■ WORK INSTRUCTIONS
Begin with the line that contains "Give me the" and continue down through the line that contains "const RED = '#FF0000';"; reproduce those lines exactly and only those.

Entries with chart source code:
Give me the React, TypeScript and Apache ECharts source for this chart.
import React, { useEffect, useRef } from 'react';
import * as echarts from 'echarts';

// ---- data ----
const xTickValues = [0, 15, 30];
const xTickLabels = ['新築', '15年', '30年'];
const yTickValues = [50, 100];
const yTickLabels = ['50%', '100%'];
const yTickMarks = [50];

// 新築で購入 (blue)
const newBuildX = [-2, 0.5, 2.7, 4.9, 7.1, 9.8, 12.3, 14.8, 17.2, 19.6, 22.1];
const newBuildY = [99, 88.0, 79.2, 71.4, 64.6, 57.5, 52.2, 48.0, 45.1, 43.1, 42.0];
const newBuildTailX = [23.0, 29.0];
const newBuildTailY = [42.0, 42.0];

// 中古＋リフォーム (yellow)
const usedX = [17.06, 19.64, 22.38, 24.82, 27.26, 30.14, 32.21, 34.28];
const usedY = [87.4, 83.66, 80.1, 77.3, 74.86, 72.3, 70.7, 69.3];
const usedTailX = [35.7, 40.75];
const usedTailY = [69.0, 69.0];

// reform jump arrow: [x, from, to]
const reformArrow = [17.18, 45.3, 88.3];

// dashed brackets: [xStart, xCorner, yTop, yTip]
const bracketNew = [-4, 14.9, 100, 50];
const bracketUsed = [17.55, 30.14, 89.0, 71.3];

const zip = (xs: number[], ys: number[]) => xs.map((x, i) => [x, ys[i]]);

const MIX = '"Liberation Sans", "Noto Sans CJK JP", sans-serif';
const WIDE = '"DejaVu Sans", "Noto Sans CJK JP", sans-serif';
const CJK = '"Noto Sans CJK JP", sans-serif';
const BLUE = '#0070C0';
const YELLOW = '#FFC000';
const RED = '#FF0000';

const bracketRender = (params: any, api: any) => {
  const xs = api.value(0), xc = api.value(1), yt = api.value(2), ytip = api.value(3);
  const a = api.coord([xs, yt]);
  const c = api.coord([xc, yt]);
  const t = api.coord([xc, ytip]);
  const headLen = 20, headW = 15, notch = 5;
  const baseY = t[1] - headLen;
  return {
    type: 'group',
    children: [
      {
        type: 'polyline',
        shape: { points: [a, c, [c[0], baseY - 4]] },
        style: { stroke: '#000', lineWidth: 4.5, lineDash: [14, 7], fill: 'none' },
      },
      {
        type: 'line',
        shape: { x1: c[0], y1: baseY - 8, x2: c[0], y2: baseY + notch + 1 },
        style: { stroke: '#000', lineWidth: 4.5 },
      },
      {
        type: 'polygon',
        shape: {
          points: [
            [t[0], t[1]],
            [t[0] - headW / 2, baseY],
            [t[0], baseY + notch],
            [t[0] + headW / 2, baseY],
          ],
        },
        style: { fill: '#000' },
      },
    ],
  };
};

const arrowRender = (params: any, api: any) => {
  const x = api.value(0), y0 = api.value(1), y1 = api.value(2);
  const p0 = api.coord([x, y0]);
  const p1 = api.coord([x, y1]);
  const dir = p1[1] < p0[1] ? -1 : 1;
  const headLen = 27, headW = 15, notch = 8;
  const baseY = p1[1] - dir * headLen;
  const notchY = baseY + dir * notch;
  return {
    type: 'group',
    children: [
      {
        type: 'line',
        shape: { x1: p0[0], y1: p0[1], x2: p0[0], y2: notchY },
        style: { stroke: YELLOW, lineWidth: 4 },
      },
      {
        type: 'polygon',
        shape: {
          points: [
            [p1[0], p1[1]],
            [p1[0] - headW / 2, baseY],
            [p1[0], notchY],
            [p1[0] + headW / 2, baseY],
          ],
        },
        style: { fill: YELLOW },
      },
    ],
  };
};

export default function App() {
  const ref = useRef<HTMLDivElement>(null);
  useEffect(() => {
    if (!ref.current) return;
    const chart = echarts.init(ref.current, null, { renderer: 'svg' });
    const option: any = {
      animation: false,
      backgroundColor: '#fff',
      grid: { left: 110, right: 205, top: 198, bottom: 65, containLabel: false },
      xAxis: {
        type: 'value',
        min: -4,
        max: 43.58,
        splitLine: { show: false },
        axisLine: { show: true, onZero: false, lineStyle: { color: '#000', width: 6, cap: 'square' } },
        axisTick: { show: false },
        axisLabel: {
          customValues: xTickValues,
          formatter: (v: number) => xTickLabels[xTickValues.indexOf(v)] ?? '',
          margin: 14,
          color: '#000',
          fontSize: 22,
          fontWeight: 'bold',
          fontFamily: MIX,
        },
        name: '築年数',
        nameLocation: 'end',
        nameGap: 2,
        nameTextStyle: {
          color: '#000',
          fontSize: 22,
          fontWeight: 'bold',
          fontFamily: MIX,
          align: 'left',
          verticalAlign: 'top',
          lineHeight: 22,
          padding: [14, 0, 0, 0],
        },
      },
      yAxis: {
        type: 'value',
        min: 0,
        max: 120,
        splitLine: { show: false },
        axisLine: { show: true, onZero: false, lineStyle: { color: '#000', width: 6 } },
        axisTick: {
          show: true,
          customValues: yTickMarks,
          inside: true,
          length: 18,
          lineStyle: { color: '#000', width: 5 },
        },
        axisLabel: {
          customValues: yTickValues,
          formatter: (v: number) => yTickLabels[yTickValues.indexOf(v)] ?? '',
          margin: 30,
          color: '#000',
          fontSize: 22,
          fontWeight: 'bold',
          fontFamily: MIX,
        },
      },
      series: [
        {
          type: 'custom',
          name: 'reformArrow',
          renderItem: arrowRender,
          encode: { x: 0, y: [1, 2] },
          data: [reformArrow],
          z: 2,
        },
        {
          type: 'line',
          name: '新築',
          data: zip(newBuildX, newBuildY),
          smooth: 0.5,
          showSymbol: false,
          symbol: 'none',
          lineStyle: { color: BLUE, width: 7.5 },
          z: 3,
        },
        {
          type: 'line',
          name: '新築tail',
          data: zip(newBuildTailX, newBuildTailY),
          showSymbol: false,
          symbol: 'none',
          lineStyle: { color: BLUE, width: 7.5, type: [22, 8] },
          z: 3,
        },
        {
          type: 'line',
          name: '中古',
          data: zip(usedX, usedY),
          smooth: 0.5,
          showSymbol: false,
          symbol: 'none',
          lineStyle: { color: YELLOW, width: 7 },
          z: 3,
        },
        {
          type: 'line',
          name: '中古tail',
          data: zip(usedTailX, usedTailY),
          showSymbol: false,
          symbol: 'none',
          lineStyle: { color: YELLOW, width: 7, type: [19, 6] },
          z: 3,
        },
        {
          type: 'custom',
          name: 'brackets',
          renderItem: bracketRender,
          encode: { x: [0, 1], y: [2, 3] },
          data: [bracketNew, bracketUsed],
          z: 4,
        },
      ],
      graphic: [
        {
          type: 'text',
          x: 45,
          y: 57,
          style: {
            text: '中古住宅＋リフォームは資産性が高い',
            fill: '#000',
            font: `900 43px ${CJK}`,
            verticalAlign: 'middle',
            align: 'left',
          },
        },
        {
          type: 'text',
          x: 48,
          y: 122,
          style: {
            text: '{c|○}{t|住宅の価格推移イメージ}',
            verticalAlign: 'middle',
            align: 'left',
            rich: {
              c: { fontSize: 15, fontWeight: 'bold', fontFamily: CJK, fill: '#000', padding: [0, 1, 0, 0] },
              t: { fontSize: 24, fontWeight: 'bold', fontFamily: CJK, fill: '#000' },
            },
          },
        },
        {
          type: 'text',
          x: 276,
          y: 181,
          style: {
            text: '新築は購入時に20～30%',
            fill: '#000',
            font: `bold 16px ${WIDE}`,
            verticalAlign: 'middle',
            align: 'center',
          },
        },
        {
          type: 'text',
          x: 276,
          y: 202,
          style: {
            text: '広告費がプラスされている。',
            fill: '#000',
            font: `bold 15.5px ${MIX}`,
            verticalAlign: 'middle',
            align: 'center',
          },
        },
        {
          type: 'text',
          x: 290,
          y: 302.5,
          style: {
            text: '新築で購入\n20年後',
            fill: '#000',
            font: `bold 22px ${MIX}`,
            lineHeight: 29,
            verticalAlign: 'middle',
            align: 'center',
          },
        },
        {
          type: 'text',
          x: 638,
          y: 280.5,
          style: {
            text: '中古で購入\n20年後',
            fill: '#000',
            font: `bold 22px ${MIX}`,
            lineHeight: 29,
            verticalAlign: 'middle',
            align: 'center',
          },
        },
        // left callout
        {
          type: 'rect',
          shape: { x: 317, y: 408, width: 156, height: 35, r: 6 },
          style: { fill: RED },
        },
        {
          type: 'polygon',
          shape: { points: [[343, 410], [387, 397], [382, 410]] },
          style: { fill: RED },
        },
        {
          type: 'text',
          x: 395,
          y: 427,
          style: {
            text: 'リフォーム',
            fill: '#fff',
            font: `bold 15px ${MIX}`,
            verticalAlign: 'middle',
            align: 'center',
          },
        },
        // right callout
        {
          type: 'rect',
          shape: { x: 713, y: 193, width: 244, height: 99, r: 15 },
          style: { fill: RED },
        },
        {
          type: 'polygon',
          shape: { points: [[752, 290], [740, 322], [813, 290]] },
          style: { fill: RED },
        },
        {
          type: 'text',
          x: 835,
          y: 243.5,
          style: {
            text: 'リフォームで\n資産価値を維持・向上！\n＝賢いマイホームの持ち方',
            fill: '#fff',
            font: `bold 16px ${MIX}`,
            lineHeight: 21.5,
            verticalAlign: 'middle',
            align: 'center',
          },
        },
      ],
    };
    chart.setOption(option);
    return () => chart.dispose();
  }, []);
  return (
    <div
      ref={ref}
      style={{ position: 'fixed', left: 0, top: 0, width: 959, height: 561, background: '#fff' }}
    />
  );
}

--

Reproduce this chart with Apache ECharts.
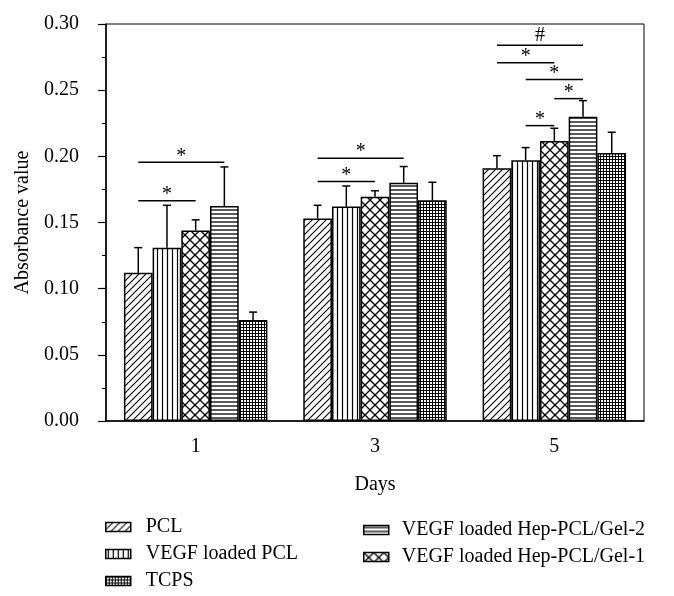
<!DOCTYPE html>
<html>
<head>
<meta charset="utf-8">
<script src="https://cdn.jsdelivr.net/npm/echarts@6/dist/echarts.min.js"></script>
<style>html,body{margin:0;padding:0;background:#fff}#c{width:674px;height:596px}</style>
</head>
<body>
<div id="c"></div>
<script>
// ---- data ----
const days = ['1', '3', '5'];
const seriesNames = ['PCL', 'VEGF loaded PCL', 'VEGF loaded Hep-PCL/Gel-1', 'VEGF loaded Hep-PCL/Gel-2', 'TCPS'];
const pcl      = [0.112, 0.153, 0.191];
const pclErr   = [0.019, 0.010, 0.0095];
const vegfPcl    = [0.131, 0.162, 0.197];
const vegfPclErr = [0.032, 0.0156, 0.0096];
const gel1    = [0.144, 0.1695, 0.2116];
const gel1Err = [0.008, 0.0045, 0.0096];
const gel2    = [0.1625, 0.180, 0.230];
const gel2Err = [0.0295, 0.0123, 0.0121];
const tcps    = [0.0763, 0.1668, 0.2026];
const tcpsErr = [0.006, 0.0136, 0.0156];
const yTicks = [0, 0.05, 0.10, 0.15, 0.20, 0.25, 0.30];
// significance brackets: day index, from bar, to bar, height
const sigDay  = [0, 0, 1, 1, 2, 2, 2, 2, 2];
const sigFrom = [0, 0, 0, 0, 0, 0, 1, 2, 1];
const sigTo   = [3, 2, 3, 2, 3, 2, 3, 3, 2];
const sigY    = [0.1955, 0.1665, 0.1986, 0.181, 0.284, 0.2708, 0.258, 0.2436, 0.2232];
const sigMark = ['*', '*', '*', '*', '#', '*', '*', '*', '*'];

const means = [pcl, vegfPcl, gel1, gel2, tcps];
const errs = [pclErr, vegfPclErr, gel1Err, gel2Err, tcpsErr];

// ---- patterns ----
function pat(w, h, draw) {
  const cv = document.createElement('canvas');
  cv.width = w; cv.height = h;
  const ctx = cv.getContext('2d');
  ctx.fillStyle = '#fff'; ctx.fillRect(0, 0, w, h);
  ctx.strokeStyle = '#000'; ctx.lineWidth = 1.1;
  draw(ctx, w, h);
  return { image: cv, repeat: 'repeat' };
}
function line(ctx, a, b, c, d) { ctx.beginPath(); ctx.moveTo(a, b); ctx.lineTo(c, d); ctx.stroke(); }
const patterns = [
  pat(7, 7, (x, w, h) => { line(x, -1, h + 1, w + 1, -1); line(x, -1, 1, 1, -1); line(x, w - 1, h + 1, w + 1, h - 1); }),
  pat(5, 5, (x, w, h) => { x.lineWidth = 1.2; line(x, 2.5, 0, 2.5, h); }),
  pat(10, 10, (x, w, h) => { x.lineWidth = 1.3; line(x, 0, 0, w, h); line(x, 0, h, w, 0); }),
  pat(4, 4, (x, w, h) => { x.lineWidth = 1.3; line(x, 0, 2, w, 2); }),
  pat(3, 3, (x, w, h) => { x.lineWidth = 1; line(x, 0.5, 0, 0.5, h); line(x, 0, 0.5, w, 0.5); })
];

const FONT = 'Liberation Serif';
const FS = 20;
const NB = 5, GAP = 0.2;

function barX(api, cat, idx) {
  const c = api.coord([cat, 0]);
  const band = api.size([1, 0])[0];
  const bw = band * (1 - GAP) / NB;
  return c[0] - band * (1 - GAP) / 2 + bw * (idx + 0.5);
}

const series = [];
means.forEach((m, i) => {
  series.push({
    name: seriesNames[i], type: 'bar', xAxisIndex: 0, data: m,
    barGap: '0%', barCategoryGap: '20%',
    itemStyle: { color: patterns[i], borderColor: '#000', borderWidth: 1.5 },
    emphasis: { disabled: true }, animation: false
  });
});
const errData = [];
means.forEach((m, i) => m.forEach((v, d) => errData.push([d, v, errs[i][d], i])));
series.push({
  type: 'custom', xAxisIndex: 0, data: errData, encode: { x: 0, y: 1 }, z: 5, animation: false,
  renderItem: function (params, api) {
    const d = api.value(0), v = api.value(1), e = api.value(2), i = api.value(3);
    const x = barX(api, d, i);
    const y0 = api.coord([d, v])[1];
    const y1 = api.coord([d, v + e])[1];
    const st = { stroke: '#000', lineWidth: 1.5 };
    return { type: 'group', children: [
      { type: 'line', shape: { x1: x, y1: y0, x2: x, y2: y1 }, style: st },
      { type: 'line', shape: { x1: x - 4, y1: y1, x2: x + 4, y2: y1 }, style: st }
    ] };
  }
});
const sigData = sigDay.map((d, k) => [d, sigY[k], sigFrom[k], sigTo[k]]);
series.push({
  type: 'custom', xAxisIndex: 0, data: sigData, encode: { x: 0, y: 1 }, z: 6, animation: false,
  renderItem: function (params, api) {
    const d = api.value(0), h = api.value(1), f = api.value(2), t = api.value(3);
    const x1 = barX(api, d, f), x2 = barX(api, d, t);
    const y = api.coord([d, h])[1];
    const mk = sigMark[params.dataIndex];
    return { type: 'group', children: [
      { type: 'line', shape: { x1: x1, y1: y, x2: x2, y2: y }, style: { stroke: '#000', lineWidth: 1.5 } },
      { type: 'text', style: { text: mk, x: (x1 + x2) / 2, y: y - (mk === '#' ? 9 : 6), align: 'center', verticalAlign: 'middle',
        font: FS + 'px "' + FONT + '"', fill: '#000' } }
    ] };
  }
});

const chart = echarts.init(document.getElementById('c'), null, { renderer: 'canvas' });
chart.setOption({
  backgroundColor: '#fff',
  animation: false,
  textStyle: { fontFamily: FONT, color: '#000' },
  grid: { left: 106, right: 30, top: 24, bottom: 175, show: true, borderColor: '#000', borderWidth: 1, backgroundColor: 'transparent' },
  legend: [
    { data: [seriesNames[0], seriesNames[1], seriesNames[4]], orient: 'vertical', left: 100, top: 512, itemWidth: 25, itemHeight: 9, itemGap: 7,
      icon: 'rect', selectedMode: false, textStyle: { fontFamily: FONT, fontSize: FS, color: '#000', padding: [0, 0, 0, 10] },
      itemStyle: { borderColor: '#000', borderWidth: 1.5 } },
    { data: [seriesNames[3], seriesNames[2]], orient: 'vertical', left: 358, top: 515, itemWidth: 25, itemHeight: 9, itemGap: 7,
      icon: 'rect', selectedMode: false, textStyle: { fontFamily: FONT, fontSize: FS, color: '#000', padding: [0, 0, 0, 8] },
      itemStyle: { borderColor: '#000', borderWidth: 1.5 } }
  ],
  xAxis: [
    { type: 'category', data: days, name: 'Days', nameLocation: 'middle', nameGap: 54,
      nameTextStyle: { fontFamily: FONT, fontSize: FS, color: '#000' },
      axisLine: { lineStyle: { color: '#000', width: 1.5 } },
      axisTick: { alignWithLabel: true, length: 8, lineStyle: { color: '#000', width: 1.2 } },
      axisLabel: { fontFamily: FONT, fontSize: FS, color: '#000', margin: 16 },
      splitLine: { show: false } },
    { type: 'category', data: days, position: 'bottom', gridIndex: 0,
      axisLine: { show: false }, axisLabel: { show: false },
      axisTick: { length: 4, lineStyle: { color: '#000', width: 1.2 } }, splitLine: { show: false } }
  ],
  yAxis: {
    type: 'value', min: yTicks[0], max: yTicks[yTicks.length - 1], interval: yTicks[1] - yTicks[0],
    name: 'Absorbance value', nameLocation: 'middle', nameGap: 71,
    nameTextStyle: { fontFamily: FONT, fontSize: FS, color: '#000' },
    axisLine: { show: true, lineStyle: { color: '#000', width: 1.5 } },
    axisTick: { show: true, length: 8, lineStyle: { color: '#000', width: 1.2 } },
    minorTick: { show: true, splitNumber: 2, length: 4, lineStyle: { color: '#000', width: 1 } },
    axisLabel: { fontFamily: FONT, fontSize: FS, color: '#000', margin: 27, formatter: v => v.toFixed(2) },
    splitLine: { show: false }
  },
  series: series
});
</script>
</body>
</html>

■ SOLUTION FOR THIS EXERCISE
Give me the React, TypeScript and Apache ECharts source for this chart.
import React, { useEffect, useRef } from 'react';
import * as echarts from 'echarts';

// ---- data ----
const xTickValues = [0, 15, 30];
const xTickLabels = ['新築', '15年', '30年'];
const yTickValues = [50, 100];
const yTickLabels = ['50%', '100%'];
const yTickMarks = [50];

// 新築で購入 (blue)
const newBuildX = [-2, 0.5, 2.7, 4.9, 7.1, 9.8, 12.3, 14.8, 17.2, 19.6, 22.1];
const newBuildY = [99, 88.0, 79.2, 71.4, 64.6, 57.5, 52.2, 48.0, 45.1, 43.1, 42.0];
const newBuildTailX = [23.0, 29.0];
const newBuildTailY = [42.0, 42.0];

// 中古＋リフォーム (yellow)
const usedX = [17.06, 19.64, 22.38, 24.82, 27.26, 30.14, 32.21, 34.28];
const usedY = [87.4, 83.66, 80.1, 77.3, 74.86, 72.3, 70.7, 69.3];
const usedTailX = [35.7, 40.75];
const usedTailY = [69.0, 69.0];

// reform jump arrow: [x, from, to]
const reformArrow = [17.18, 45.3, 88.3];

// dashed brackets: [xStart, xCorner, yTop, yTip]
const bracketNew = [-4, 14.9, 100, 50];
const bracketUsed = [17.55, 30.14, 89.0, 71.3];

const zip = (xs: number[], ys: number[]) => xs.map((x, i) => [x, ys[i]]);

const MIX = '"Liberation Sans", "Noto Sans CJK JP", sans-serif';
const WIDE = '"DejaVu Sans", "Noto Sans CJK JP", sans-serif';
const CJK = '"Noto Sans CJK JP", sans-serif';
const BLUE = '#0070C0';
const YELLOW = '#FFC000';
const RED = '#FF0000';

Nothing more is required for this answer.